Emulating Master Lu, the common Chinese carpenter would have spent a certain amount of the year in ‘corvee’ service to the emperor.  By 1200 A.D. all artisans in China were required to donate so many weeks a year in hard labour on imperial works. Legend has it that Master Lu himself oversaw a work party of ten thousand men.  Imperial service was a hardship but also an adventure for many a young carpenter from around the growing empire, who would see the growing cities and meet experienced craftsmen. 

The indigenous Han were pushing their borders further away from the Great Central Plain.  Many young people made arduous journeys from remote mountain towns to work on central imperial buildings, for little or no pay other than room and board.  However, meeting other more seasoned carpenters, the young apprentices would be introduced to the mysteries of the cult of Lu Ban and its unifying influence.  Throughout the empire, the standards of carpentry were thus established.  The great masters of the craft, like Lu Ban, could rise from obscurity to become imperial favourites.

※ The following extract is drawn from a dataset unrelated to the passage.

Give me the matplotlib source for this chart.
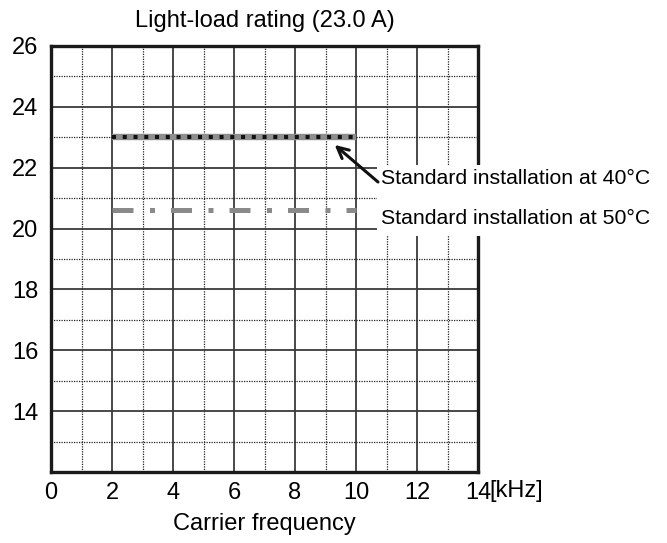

            The larger towns and cities also contained the carpenter guilds.  Like such guilds everywhere, the main purpose was to limit competition for favoured work to “recognized” men.  Fees were charged and in return the carpenters, through the guild, would share in government commissions and rich private contracts.  The guilds also provided for a limited welfare system and for the arrangement of burials.  Through the guilds and imperial service, both the building techniques and the religious skills required by the journeyman carpenter were standardized geographically and over time. A long, long, time.